Executive dashboards: Real-time visibility
If you're a business leader, you probably don't want to query databases. You want answers — ideally, without having to ask for them.
This is where executive dashboards come in. A well-designed dashboard gives leadership real-time visibility into the metrics that matter most. Revenue. Pipeline. Customer health. Operational efficiency. All in one place, updated automatically.
The best executive dashboards answer the questions leaders ask every week. Start by tracking what your CEO asks about in meetings — those are your dashboard metrics.
Good dashboards share a few characteristics:
- Focused — 5-10 metrics, not 50. More isn't better.
- Contextual — Show trends, not just current numbers. Is 500 good or bad?
- Actionable — Every metric should connect to a decision someone can make.
- Trustworthy — If people don't trust the numbers, they won't use the dashboard.
The last point is crucial. A dashboard that shows different numbers than the finance team's spreadsheet will be ignored. Getting to a single source of truth matters.
The investment: What this actually costs
Let's be honest about what proper reporting infrastructure requires. This isn't a weekend project.

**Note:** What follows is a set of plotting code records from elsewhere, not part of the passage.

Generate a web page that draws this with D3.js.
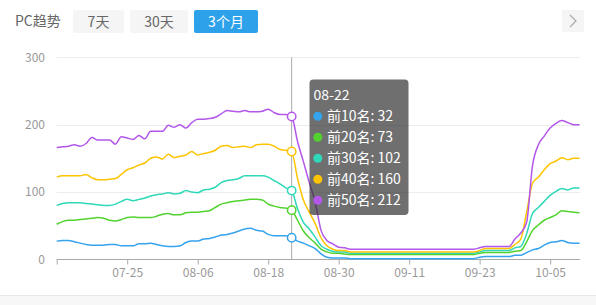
<!DOCTYPE html>
<html>
<head>
<meta charset="utf-8">
<script src="https://cdn.jsdelivr.net/npm/d3@7"></script>
<style>
  body { margin: 0; background: #fff; }
  svg { display: block; font-family: "Noto Sans CJK SC", "Noto Sans", sans-serif; }
</style>
</head>
<body>
<script>
// categories: one point per day, 07-13 .. 10-10
var dates = d3.timeDay.range(new Date(2019, 6, 13), new Date(2019, 9, 11))
  .map(d3.timeFormat("%m-%d"));
var tickLabels = ["07-25", "08-06", "08-18", "08-30", "09-11", "09-23", "10-05"];
var yTicks = [0, 100, 200, 300];
var rangeButtons = ["7天", "30天", "3个月"];
var seriesNames = ["前10名", "前20名", "前30名", "前40名", "前50名"];
var seriesColors = ["#35a3ee", "#52d22e", "#2ed8b8", "#fec402", "#b357ea"];
var hoverDate = "08-22";

// values
var top10 = [27,28,28,26,24,22,21,21,21,22,22,20,20,20,23,23,24,22,20,19,19,20,25,27,27,30,31,33,36,37,39,42,45,46,43,42,37,35,35,35,32,
  27,24,20,16,8,3,2,2,2,
  1,1,1,1,1,1,1,1,1,1,1,1,1,1,1,1,1,1,1,1,1,1,
  3,4,4,4,4,4,6,6,10,14,16,21,25,26,28,25,24,24];
var top20 = [52,56,58,58,59,60,61,62,61,58,57,59,62,63,62,62,62,64,67,68,66,66,69,70,70,71,72,77,82,84,86,87,88,89,89,88,82,79,77,76,73,
  58,42,32,24,15,11,9,9,8,
  7,7,7,7,7,7,7,7,7,7,7,7,7,7,7,7,7,7,7,7,7,7,
  9,10,10,10,10,10,12,13,26,43,51,58,62,66,72,71,70,69];
var top30 = [80,83,84,84,84,83,82,81,80,80,82,86,89,87,89,91,94,96,97,99,97,98,102,100,99,103,104,107,114,117,118,120,124,124,124,124,122,117,112,106,102,
  75,55,45,33,20,15,12,11,11,
  9,9,9,9,9,9,9,9,9,9,9,9,9,9,9,9,9,9,9,9,9,9,
  11,13,13,13,13,13,17,19,38,68,77,86,95,101,105,103,106,106];
var top40 = [122,124,124,124,124,126,121,118,118,119,120,126,133,136,140,143,150,152,149,156,151,153,155,160,155,157,159,162,168,169,166,167,168,166,170,171,171,168,163,162,160,
  120,88,70,53,32,20,15,13,13,
  11,11,11,11,11,11,11,11,11,11,11,11,11,11,11,11,11,11,11,11,11,11,
  13,16,16,16,16,16,22,30,70,113,122,133,142,146,151,148,150,150];
var top50 = [166,167,168,170,168,172,181,177,177,177,171,182,180,178,184,179,190,190,190,199,196,200,195,203,208,208,209,211,216,221,220,219,221,219,219,220,223,218,215,215,212,
  175,145,114,85,43,28,23,18,17,
  15,15,15,15,15,15,15,15,15,15,15,15,15,15,15,15,15,15,15,15,15,15,
  17,19,19,19,19,19,30,39,55,139,170,183,195,202,206,203,200,200];

var allSeries = [top10, top20, top30, top40, top50];

var W = 596, H = 305;
var svg = d3.select("body").append("svg").attr("width", W).attr("height", H);

// header
svg.append("text").attr("x", 15).attr("y", 26)
  .attr("font-size", 14).attr("fill", "#666").text("PC趋势");

var btns = [{x: 73, w: 51}, {x: 130, w: 58}, {x: 194, w: 64}];
btns.forEach(function(b, i) {
  var active = i === 2;
  svg.append("rect").attr("x", b.x).attr("y", 10).attr("width", b.w).attr("height", 23)
    .attr("rx", 2).attr("fill", active ? "#2ea1eb" : "#f5f5f5");
  svg.append("text").attr("x", b.x + b.w / 2).attr("y", 26.5)
    .attr("text-anchor", "middle").attr("font-size", 14)
    .attr("fill", active ? "#fff" : "#666").text(rangeButtons[i]);
});

// next arrow
svg.append("rect").attr("x", 562).attr("y", 10).attr("width", 22).attr("height", 22).attr("fill", "#f5f5f5");
svg.append("path").attr("d", "M570,15L576,21L570,27").attr("fill", "none")
  .attr("stroke", "#aaa").attr("stroke-width", 1.2);

// footer strip
svg.append("rect").attr("x", 0).attr("y", 295).attr("width", W).attr("height", 10).attr("fill", "#f7f7f7");
svg.append("line").attr("x1", 0).attr("x2", W).attr("y1", 295.5).attr("y2", 295.5).attr("stroke", "#e8e8e8");

// scales
var x = d3.scalePoint().domain(dates).range([56.7, 579.5]);
var y = d3.scaleLinear().domain([0, 300]).range([259.3, 57.3]);

// grid
svg.append("g").selectAll("line").data(yTicks.slice(1)).enter().append("line")
  .attr("x1", 56.7).attr("x2", 580).attr("y1", d => Math.round(y(d)) + 0.5).attr("y2", d => Math.round(y(d)) + 0.5)
  .attr("stroke", "#ececec");

// y labels
svg.append("g").selectAll("text").data(yTicks).enter().append("text")
  .attr("x", 45).attr("y", d => y(d) + 4.5).attr("text-anchor", "end")
  .attr("font-size", 12).attr("fill", "#999").text(d => d);

// x axis
var xAxis = d3.axisBottom(x)
  .tickValues([dates[0]].concat(tickLabels))
  .tickFormat(d => d === dates[0] ? "" : d)
  .tickSize(5).tickSizeOuter(0);
var gx = svg.append("g").attr("transform", "translate(0," + (Math.round(y(0)) + 0.5) + ")").call(xAxis);
gx.select(".domain").attr("stroke", "#aaa").attr("d", "M56.7,0H580");
gx.selectAll(".tick line").attr("stroke", "#aaa");
gx.selectAll(".tick text").attr("fill", "#999").attr("font-size", 12)
  .attr("font-family", "Noto Sans CJK SC, Noto Sans, sans-serif").attr("dy", "0.95em").attr("y", 6);

// hover line
var hx = x(hoverDate);
svg.append("line").attr("x1", hx).attr("x2", hx).attr("y1", y(300)).attr("y2", y(0))
  .attr("stroke", "#aaa").attr("stroke-width", 1);

// lines
var line = d3.line()
  .x((d, i) => x(dates[i]))
  .y(d => y(d))
  .curve(d3.curveMonotoneX);

allSeries.forEach(function(s, k) {
  svg.append("path").datum(s).attr("d", line)
    .attr("fill", "none").attr("stroke", seriesColors[k]).attr("stroke-width", 1.5);
});

// hover points
var hi = dates.indexOf(hoverDate);
allSeries.forEach(function(s, k) {
  svg.append("circle").attr("cx", hx).attr("cy", y(s[hi])).attr("r", 4.2)
    .attr("fill", "#fff").attr("stroke", seriesColors[k]).attr("stroke-width", 1.5);
});

// tooltip
var tip = svg.append("g").attr("transform", "translate(309.5,79.5)");
tip.append("rect").attr("width", 99).attr("height", 135.5).attr("rx", 4)
  .attr("fill", "rgba(50,50,50,0.7)");
tip.append("text").attr("x", 4).attr("y", 20.5).attr("font-size", 14)
  .attr("fill", "#fff").text(hoverDate);
seriesNames.forEach(function(n, k) {
  var by = 41.5 + k * 21;
  tip.append("circle").attr("cx", 8.3).attr("cy", by - 4.8).attr("r", 4.5).attr("fill", seriesColors[k]);
  tip.append("text").attr("x", 17.5).attr("y", by).attr("font-size", 14)
    .attr("fill", "#fff").text(n + ": " + allSeries[k][hi]);
});
</script>
</body>
</html>
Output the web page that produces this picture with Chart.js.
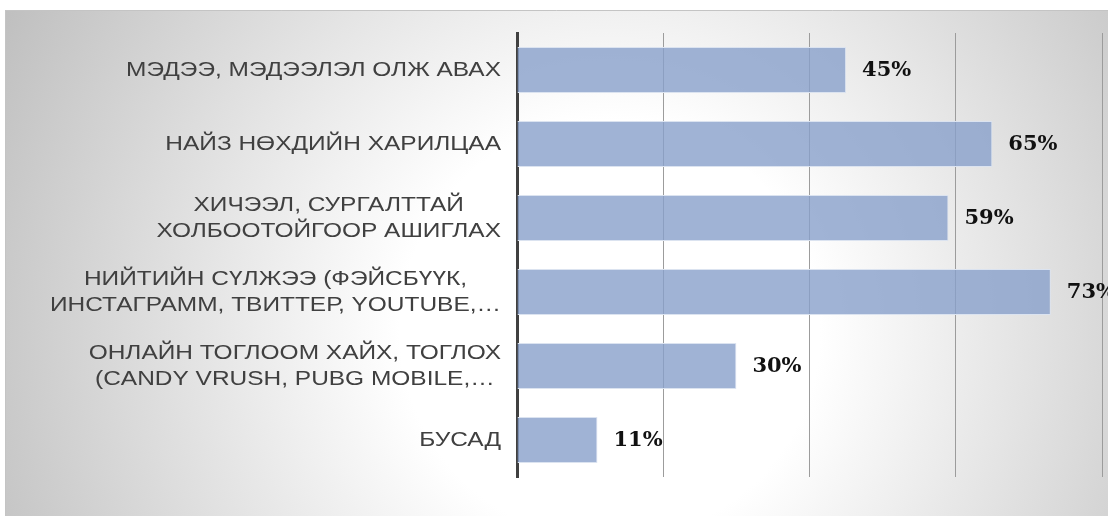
<!DOCTYPE html>
<html>
<head>
<meta charset="utf-8">
<script src="https://cdn.jsdelivr.net/npm/chart.js@4.4.0/dist/chart.umd.min.js"></script>
<style>
  html, body { margin: 0; padding: 0; background: #fff; }
</style>
</head>
<body>
<canvas id="usageChart" width="1108" height="516"></canvas>
<script>
  // categories (each entry = lines of the label, as in the original)
  const categories = [
    ['МЭДЭЭ, МЭДЭЭЛЭЛ ОЛЖ АВАХ'],
    ['НАЙЗ НӨХДИЙН ХАРИЛЦАА'],
    ['ХИЧЭЭЛ, СУРГАЛТТАЙ', 'ХОЛБООТОЙГООР АШИГЛАХ'],
    ['НИЙТИЙН СҮЛЖЭЭ (ФЭЙСБҮҮК,', 'ИНСТАГРАММ, ТВИТТЕР, YOUTUBE,…'],
    ['ОНЛАЙН ТОГЛООМ ХАЙХ, ТОГЛОХ', '(CANDY VRUSH, PUBG MOBILE,…'],
    ['БУСАД']
  ];
  const shares = [45, 65, 59, 73, 30, 11];
  const axisMax = 80;
  const axisStep = 20;

  // gray radial background with thin frame
  const backdrop = {
    id: 'backdrop',
    beforeDraw(chart) {
      const ctx = chart.ctx;
      ctx.save();
      ctx.fillStyle = '#ffffff';
      ctx.fillRect(0, 0, chart.width, chart.height);
      const g = ctx.createRadialGradient(610, 330, 0, 610, 330, 700);
      g.addColorStop(0, '#ffffff');
      g.addColorStop(0.3, '#ffffff');
      g.addColorStop(1, '#bdbdbd');
      ctx.fillStyle = g;
      ctx.fillRect(5, 10, chart.width - 5, chart.height - 10);
      ctx.strokeStyle = '#c4c4c4';
      ctx.lineWidth = 1;
      ctx.beginPath();
      ctx.moveTo(5.5, chart.height);
      ctx.lineTo(5.5, 10.5);
      ctx.lineTo(chart.width, 10.5);
      ctx.stroke();
      ctx.restore();
    }
  };

  // category names: block right-aligned to the axis, lines centred inside the block
  // (the original text is a bit stretched sideways, hence the x scale)
  const categoryNames = {
    id: 'categoryNames',
    afterDraw(chart) {
      const ctx = chart.ctx;
      const yScale = chart.scales.y;
      const right = chart.chartArea.left - 16;
      const lh = 26;
      const sx = 1.165;
      ctx.save();
      ctx.font = '21px "Liberation Sans", Arial, sans-serif';
      ctx.fillStyle = '#404040';
      ctx.textAlign = 'center';
      ctx.textBaseline = 'middle';
      categories.forEach((lines, i) => {
        const yc = yScale.getPixelForValue(i);
        const w = Math.max(...lines.map(l => ctx.measureText(l).width)) * sx;
        const cx = right - w / 2;
        lines.forEach((l, k) => {
          ctx.save();
          ctx.translate(cx, yc + (k - (lines.length - 1) / 2) * lh);
          ctx.scale(sx, 1);
          ctx.fillText(l, 0, 0);
          ctx.restore();
        });
      });
      ctx.restore();
    }
  };

  // value labels at the bar ends
  const valueLabels = {
    id: 'valueLabels',
    afterDatasetsDraw(chart) {
      const ctx = chart.ctx;
      const meta = chart.getDatasetMeta(0);
      ctx.save();
      ctx.font = 'bold 21px "DejaVu Serif", serif';
      ctx.fillStyle = '#111111';
      ctx.textAlign = 'left';
      ctx.textBaseline = 'middle';
      meta.data.forEach((bar, i) => {
        ctx.fillText(shares[i] + '%', bar.x + 16, bar.y + 1);
      });
      ctx.restore();
    }
  };

  const usageChart = new Chart(document.getElementById('usageChart'), {
    type: 'bar',
    data: {
      labels: categories,
      datasets: [{
        data: shares,
        backgroundColor: 'rgba(136, 160, 202, 0.8)',
        borderColor: '#dbe3f0',
        borderWidth: 1,
        barPercentage: 0.62,
        categoryPercentage: 1
      }]
    },
    options: {
      indexAxis: 'y',
      responsive: false,
      animation: false,
      devicePixelRatio: 1,
      layout: {
        padding: { left: 517, right: 6, top: 33, bottom: 39 }
      },
      plugins: {
        legend: { display: false },
        tooltip: { enabled: false }
      },
      scales: {
        x: {
          min: 0,
          max: axisMax,
          ticks: { display: false, stepSize: axisStep },
          grid: { color: '#9c9c9c', lineWidth: 1, drawTicks: false },
          border: { display: false },
          afterFit(s) { s.height = 0; }
        },
        y: {
          ticks: { display: false },
          grid: { display: false, drawTicks: false },
          border: { display: true, color: '#404040', width: 3 },
          afterFit(s) { s.width = 0; }
        }
      }
    },
    plugins: [backdrop, categoryNames, valueLabels]
  });
</script>
</body>
</html>
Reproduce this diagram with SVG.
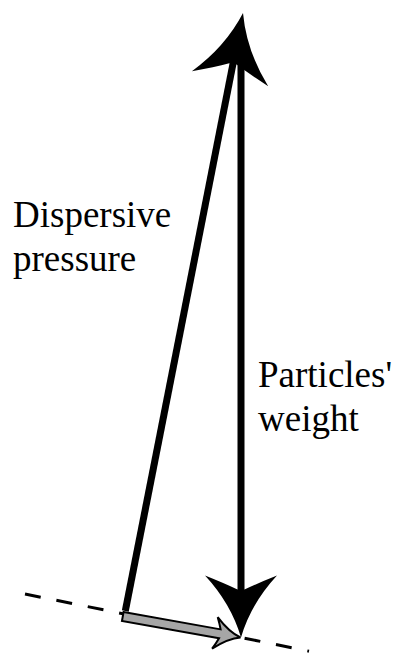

Money — A modern data stack (warehouse, ETL tools, visualization layer) typically runs $1,000-5,000/month for a mid-sized company. More sophisticated setups can cost significantly more.
Time — Initial setup takes 2-4 months for a basic implementation. Building out comprehensive dashboards and training users adds more.
People — You'll need someone who understands data architecture, even if it's a contractor or part-time resource. Ongoing maintenance requires attention.
Organizational change — This is the hidden cost. Getting people to use new systems, trust new numbers, and change their workflows takes effort.
Is it worth it? For most scaling companies, yes — but the timing matters. If you're at 10 employees and growing slowly, spreadsheets are probably fine. If you're at 50 employees and growing fast, you're already behind.
The path forward
The reporting problem isn't going away. As your business grows, data will only become more important and more complex. The question isn't whether to address it, but when and how.
Start with strategy. Understand what questions matter and who needs to answer them. Build toward a single source of truth, even if you start small. Invest in tools and training that scale.
And maybe most importantly — don't wait until the problem is unbearable. The best time to fix reporting is before everyone's drowning in spreadsheets.
Because "How did we do last month?" should never take a week to answer.